Missionaries request prayer for coup-struck Mali

By March 26, 2012

Mali (MNN) — Southern Baptist missionaries in West Africa are asking Christians around the world to pray for Mali after a military coup overthrew the government last week, reports the International Mission Board.

Wednesday night, soldiers stormed the capital city of Bamako and took over the palace of Malian President Amadou Toumani Toure. The coup leader gave an interview on state television, announcing an end to Toure's "incompetent" regime.

The coup sparked from a long history of conflict with the Touareg community. Violence has been exchanged between the Malian government and the Touaregs for decades.

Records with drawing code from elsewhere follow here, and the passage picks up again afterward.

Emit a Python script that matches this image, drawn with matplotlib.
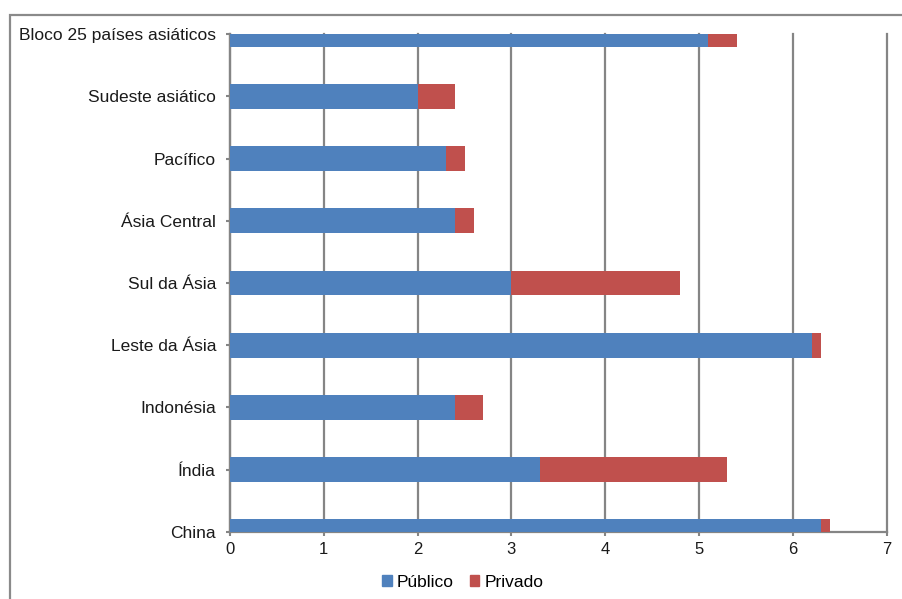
import matplotlib
matplotlib.use("Agg")
import matplotlib.pyplot as plt
from matplotlib.patches import Rectangle, Patch

# spending shares by region, bottom to top
regioes = ["China", "Índia", "Indonésia", "Leste da Ásia", "Sul da Ásia",
           "Ásia Central", "Pacífico", "Sudeste asiático",
           "Bloco 25 países asiáticos"]
publico = [6.3, 3.3, 2.4, 6.2, 3.0, 2.4, 2.3, 2.0, 5.1]
privado = [0.1, 2.0, 0.3, 0.1, 1.8, 0.2, 0.2, 0.4, 0.3]
xticks = [0, 1, 2, 3, 4, 5, 6, 7]

AZUL = "#4F81BD"
VERMELHO = "#C0504D"
CINZA = "#858585"

plt.rcParams["font.family"] = ["Liberation Sans", "DejaVu Sans"]

fig = plt.figure(figsize=(9.02, 5.99), dpi=100)
ax = fig.add_axes([0.255, 0.112, 0.728, 0.831])

pos = list(range(len(regioes)))
ax.barh(pos, publico, height=0.4, color=AZUL, zorder=3)
ax.barh(pos, privado, left=publico, height=0.4, color=VERMELHO, zorder=3)

ax.set_xlim(0, 7)
ax.set_ylim(0, len(regioes) - 1)
ax.set_xticks(xticks)
ax.set_yticks(pos)
ax.set_yticklabels(regioes)
ax.tick_params(axis="both", labelsize=12.5, colors=CINZA, labelcolor="#1a1a1a",
               length=3, width=1.5, direction="out")
ax.tick_params(axis="y", pad=7)
ax.tick_params(axis="x", pad=4, labelsize=12)

ax.xaxis.grid(True, color=CINZA, linewidth=1.6, zorder=1)
ax.set_axisbelow(True)
# keep the last gridline (x = 7) at full width on the axes edge
for linha in ax.xaxis.get_gridlines():
    linha.set_clip_on(False)
for lado in ("top", "right"):
    ax.spines[lado].set_visible(False)
for lado in ("left", "bottom"):
    ax.spines[lado].set_color(CINZA)
    ax.spines[lado].set_linewidth(1.6)

handles = [Patch(color=AZUL, label="Público"), Patch(color=VERMELHO, label="Privado")]
fig.legend(handles=handles, loc="center", bbox_to_anchor=(0.513, 0.028),
           ncol=2, frameon=False, fontsize=12.5, handlelength=0.55,
           handleheight=0.55, handletextpad=0.3, columnspacing=0.9)

# outer frame around the chart
fig.patches.append(Rectangle((0.011, -0.05), 1.1, 1.025, transform=fig.transFigure,
                             fill=False, edgecolor="#8a8a8a", linewidth=1.6))

fig.savefig("out.png", dpi=100)
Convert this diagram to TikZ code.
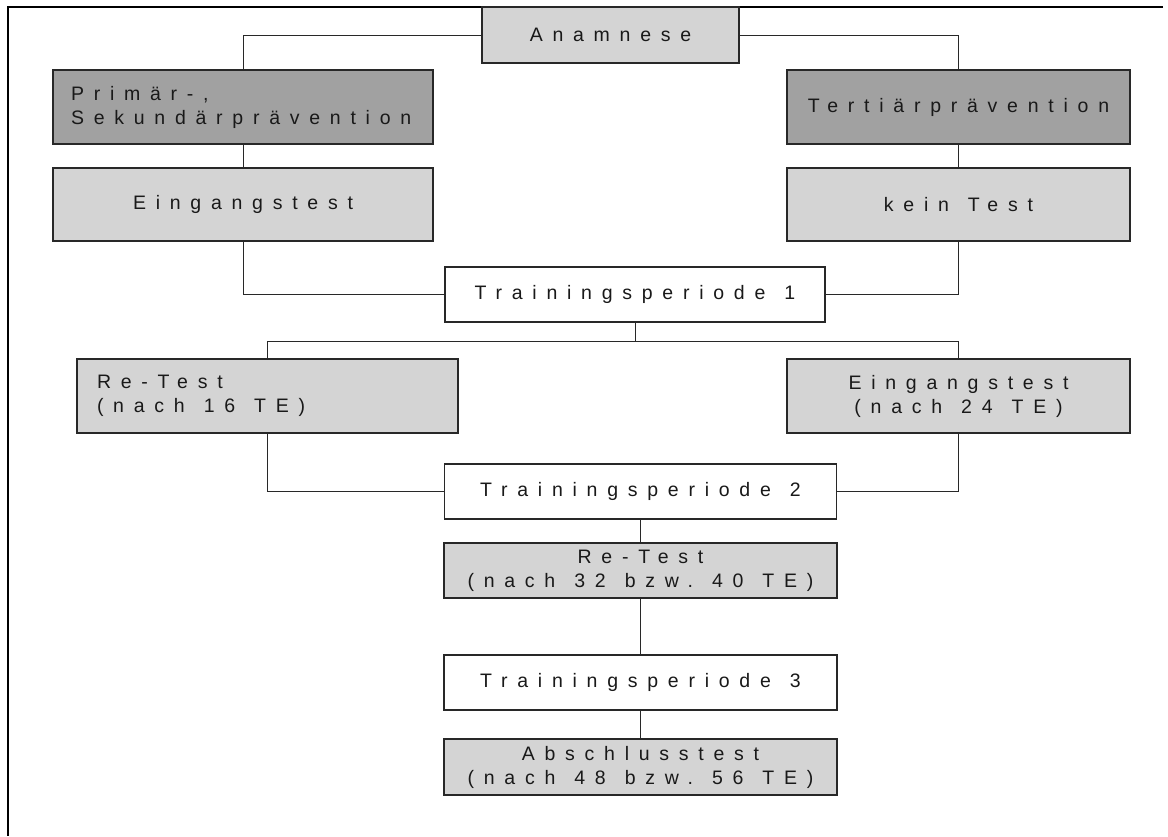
\documentclass[tikz,border=0pt]{standalone}
\usepackage{fontspec}
\newfontfamily\trk{Liberation Sans}[LetterSpace=50]
\newcommand{\labfont}{\trk\fontsize{19.5}{24}\selectfont}
\newcommand{\wsp}{\hspace{19pt}}
\definecolor{darkfill}{RGB}{161,161,161}
\definecolor{lightfill}{RGB}{212,212,212}
\definecolor{edge}{RGB}{40,40,40}
\definecolor{ink}{RGB}{25,25,25}
\tikzset{
  lab/.style={font=\labfont, text=ink},
  basebox/.style={draw=edge, line width=1.2pt, inner sep=0pt, lab},
  darkbox/.style={basebox, fill=darkfill},
  lightbox/.style={basebox, fill=lightfill},
  whitebox/.style={basebox, fill=white},
  conn/.style={draw=edge, line width=1pt}
}
\begin{document}
\begin{tikzpicture}[x=1pt,y=-1pt]
\useasboundingbox (0,0) rectangle (1168,836);
\fill[white] (0,0) rectangle (1168,836);
% frame
\draw[black, line width=1.5pt] (1163,7) -- (8,7) -- (8,836);

% nodes
\node[lightbox, minimum width=257pt, minimum height=56pt] (ana) at (610.5,35) {Anamnese};
\node[darkbox, minimum width=380pt, minimum height=74pt, text width=344pt, align=left] (prim) at (243,107) {Primär-,\\Sekundärprävention};
\node[lightbox, minimum width=380pt, minimum height=73pt] (ein1) at (243,204.5) {Eingangstest};
\node[darkbox, minimum width=343pt, minimum height=74pt] (tert) at (958.5,107) {Tertiärprävention};
\node[lightbox, minimum width=343pt, minimum height=73pt] (kein) at (958.5,204.5) {kein\wsp Test};
\node[whitebox, minimum width=380pt, minimum height=55pt] (tp1) at (635,294.5) {Trainingsperiode\wsp 1};
\node[lightbox, minimum width=381pt, minimum height=74pt, text width=341pt, align=left] (re16) at (267.5,396) {Re-Test\\(nach\wsp 16\wsp TE)};
\node[lightbox, minimum width=343pt, minimum height=74pt, align=center] (ein24) at (958.5,396) {Eingangstest\\(nach\wsp 24\wsp TE)};
\node[whitebox, minimum width=392pt, minimum height=55pt] (tp2) at (640.5,491.5) {Trainingsperiode\wsp 2};
\node[lightbox, minimum width=393pt, minimum height=55pt, align=center] (re32) at (640.5,570.5) {Re-Test\\(nach\wsp 32\wsp bzw.\wsp 40\wsp TE)};
\node[whitebox, minimum width=393pt, minimum height=55pt] (tp3) at (640.5,682.5) {Trainingsperiode\wsp 3};
\node[lightbox, minimum width=393pt, minimum height=56pt, align=center] (absch) at (640.5,767) {Abschlusstest\\(nach\wsp 48\wsp bzw.\wsp 56\wsp TE)};

\coordinate (br) at (635,341);

% connectors
\draw[conn] (ana.west) -| (prim.north);
\draw[conn] (ana.east) -| (tert.north);
\draw[conn] (prim.south) -- (ein1.north);
\draw[conn] (tert.south) -- (kein.north);
\draw[conn] (ein1.south) |- (tp1.west);
\draw[conn] (kein.south) |- (tp1.east);
\draw[conn] (tp1.south) -- (br);
\draw[conn] (br) -| (re16.north);
\draw[conn] (br) -| (ein24.north);
\draw[conn] (re16.south) |- (tp2.west);
\draw[conn] (ein24.south) |- (tp2.east);
\draw[conn] (tp2.south) -- (re32.north);
\draw[conn] (re32.south) -- (tp3.north);
\draw[conn] (tp3.south) -- (absch.north);
\end{tikzpicture}
\end{document}
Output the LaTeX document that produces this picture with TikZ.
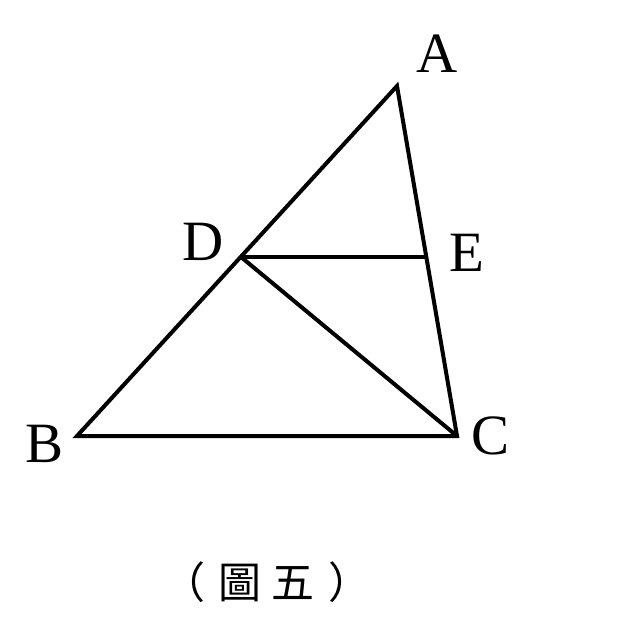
\documentclass[tikz,border=0pt]{standalone}
\usepackage{fontspec}
\setmainfont{Liberation Serif}
\newfontfamily\cjkfont{Noto Sans CJK TC}
\begin{document}
\begin{tikzpicture}[x=1pt,y=-1pt,
  edge/.style={line width=4pt,line join=miter},
  lbl/.style={font=\fontsize{57}{60}\selectfont,anchor=base,inner sep=0pt}]
\useasboundingbox (0,0) rectangle (620,620);
\coordinate (A) at (397,86);
\coordinate (B) at (77,436);
\coordinate (C) at (457,436);
\coordinate (D) at (241,257);
\coordinate (E) at (427,257);
\draw[edge] (A) -- (B) -- (C) -- cycle;
\draw[edge] (D) -- (E);
\draw[edge] (D) -- (C);
\node[lbl] (la) at (437,73) {A};
\node[lbl] (lb) at (45,462) {B};
\node[lbl] (lc) at (491,454) {C};
\node[lbl] (ld) at (203,260) {D};
\node[lbl] (le) at (467,271) {E};
\node[font=\cjkfont\fontsize{43}{48}\selectfont,inner sep=0pt] (cap) at (267,582) {（\hspace{14pt}圖\hspace{10pt}五\hspace{14pt}）};
\end{tikzpicture}
\end{document}
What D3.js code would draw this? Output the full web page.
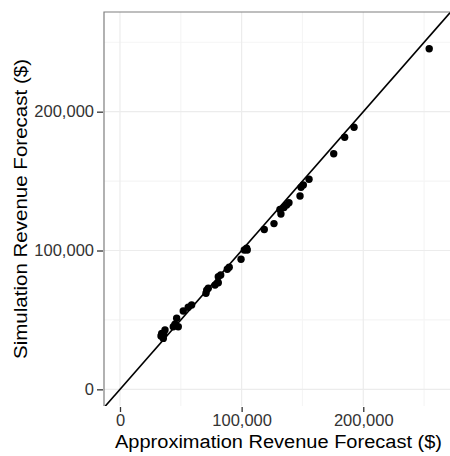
<!DOCTYPE html>
<html>
<head>
<meta charset="utf-8">
<script src="https://cdn.jsdelivr.net/npm/d3@7"></script>
<style>
  body { margin: 0; background: #fff; }
  svg text { font-family: "Liberation Sans", Arial, sans-serif; }
</style>
</head>
<body>
<script>
// revenue forecasts ($)
const approx = [254200, 192400, 184700, 175700, 155400, 150700, 148800, 148000,
  138900, 137000, 134800, 131500, 132300, 126600, 118600, 104100, 102200, 104600,
  99500, 89800, 88200, 82800, 80800, 80800, 78100, 72600, 70700, 71300,
  58900, 56100, 52000, 46600, 45200, 43800, 47900, 37000, 34300, 35600, 33700, 36000];
const simulated = [245300, 188800, 181600, 169700, 151300, 147200, 145500, 139300,
  134400, 132800, 131000, 129500, 126300, 119400, 115100, 101600, 100400, 100400,
  93700, 87900, 86500, 82400, 81100, 76800, 75100, 72800, 69200, 71500,
  60700, 59100, 56400, 51200, 47000, 45100, 45100, 42700, 40300, 36700, 38400, 39500];
const majorTicks = [0, 100000, 200000];
const minorTicks = [50000, 150000, 250000];

const W = 450, H = 456;
const panel = { left: 104, top: 12, right: 450, bottom: 406 };

const svg = d3.select('body').append('svg')
  .attr('width', W)
  .attr('height', H);

//scales
const x = d3.scaleLinear().domain([-13150, 271300]).range([panel.left, panel.right]);
const y = d3.scaleLinear().domain([-12000, 271800]).range([panel.bottom, panel.top]);

//grid lines, minor first then major
const grid = svg.append('g');
grid.selectAll('.vminor').data(minorTicks).enter().append('line')
  .attr('x1', (d) => x(d)).attr('x2', (d) => x(d))
  .attr('y1', panel.top).attr('y2', panel.bottom)
  .style('stroke', '#f5f5f5').style('stroke-width', 1.2);
grid.selectAll('.hminor').data(minorTicks).enter().append('line')
  .attr('y1', (d) => y(d)).attr('y2', (d) => y(d))
  .attr('x1', panel.left).attr('x2', panel.right)
  .style('stroke', '#f5f5f5').style('stroke-width', 1.2);
grid.selectAll('.vmajor').data(majorTicks).enter().append('line')
  .attr('x1', (d) => x(d)).attr('x2', (d) => x(d))
  .attr('y1', panel.top).attr('y2', panel.bottom)
  .style('stroke', '#ececec').style('stroke-width', 1.2);
grid.selectAll('.hmajor').data(majorTicks).enter().append('line')
  .attr('y1', (d) => y(d)).attr('y2', (d) => y(d))
  .attr('x1', panel.left).attr('x2', panel.right)
  .style('stroke', '#ececec').style('stroke-width', 1.2);

//identity line y = x, clipped to the panel
svg.append('clipPath').attr('id', 'clip').append('rect')
  .attr('x', panel.left).attr('y', panel.top)
  .attr('width', panel.right - panel.left).attr('height', panel.bottom - panel.top);
svg.append('line')
  .attr('clip-path', 'url(#clip)')
  .attr('x1', x(-20000)).attr('y1', y(-20000))
  .attr('x2', x(300000)).attr('y2', y(300000))
  .style('stroke', '#000').style('stroke-width', 1.6);

//points
svg.selectAll('circle')
  .data(approx)
  .enter()
  .append('circle')
  .attr('cx', (d) => x(d))
  .attr('cy', (d, i) => y(simulated[i]))
  .attr('r', 3.7)
  .style('fill', '#000');

//panel border (top and left)
svg.append('path')
  .attr('d', `M${panel.right},${panel.top}H${panel.left}V${panel.bottom}`)
  .style('fill', 'none').style('stroke', '#7f7f7f').style('stroke-width', 1.2);

//axes
const fmt = d3.format(',');
const xAxis = d3.axisBottom(x).tickValues(majorTicks).tickFormat(fmt).tickSize(5).tickPadding(2);
const yAxis = d3.axisLeft(y).tickValues(majorTicks).tickFormat(fmt).tickSize(6).tickPadding(3);
const gx = svg.append('g').attr('transform', `translate(0, ${panel.bottom + 1})`).call(xAxis);
const gy = svg.append('g').attr('transform', `translate(${panel.left - 1}, 0)`).call(yAxis);
[gx, gy].forEach((g) => {
  g.select('.domain').remove();
  g.selectAll('.tick line').style('stroke', '#333').style('stroke-width', 1.3);
  g.selectAll('.tick text').style('font-size', '16.5px').style('fill', '#333')
    .style('font-family', '"Liberation Sans", Arial, sans-serif');
});

//axis titles
svg.append('text')
  .attr('x', 278.5)
  .attr('y', 448)
  .attr('text-anchor', 'middle')
  .attr('textLength', 327)
  .attr('lengthAdjust', 'spacingAndGlyphs')
  .style('font-size', '18px')
  .text('Approximation Revenue Forecast ($)');
svg.append('text')
  .attr('transform', `translate(27, ${(panel.top + panel.bottom) / 2}) rotate(-90)`)
  .attr('text-anchor', 'middle')
  .attr('textLength', 300)
  .attr('lengthAdjust', 'spacingAndGlyphs')
  .style('font-size', '18px')
  .text('Simulation Revenue Forecast ($)');
</script>
</body>
</html>
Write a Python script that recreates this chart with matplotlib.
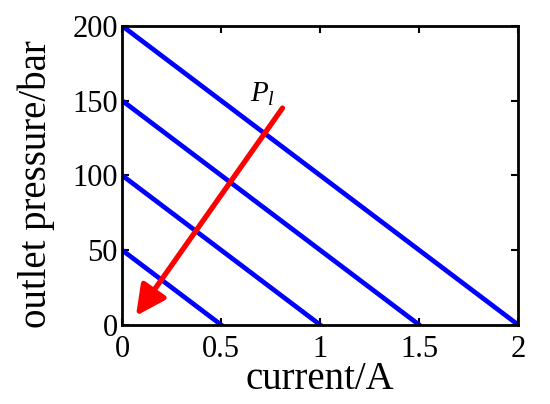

The most recent uprising was reportedly driven by fighters returning from Libya. President Toure sent Malian soldiers to stop the conflict back in January, but it has yet to be resolved. In the meantime, a large number of soldiers have lost their lives. Toure had vowed to put an end to this Touareg uprising by the end of his term in April, reports Bloomberg.

Toure was a military leader of a coup that overtook the last Malian regime. He was scheduled to step down from office next month, and elections were to be held on April 29. Now it is unlikely that those elections will take place.

The coup has been condemned by the African Union, the European Union, the United States and others. Aid has been suspended from many nations, a problem for the poor nation.

Southern Baptist missionaries are asking for prayer that God would give world leaders wisdom and that He would provide a peaceful solution to this conflict. They ask for special prayers for protection for women and children in Mali, as they are often targets of violence and abuse during periods of unrest.

Most importantly, pray that God will use this situation to open opportunities for the Gospel to provide hope for Malians who do not know Christ. Mali is a mostly Muslim country, and less than one percent are evangelical believers.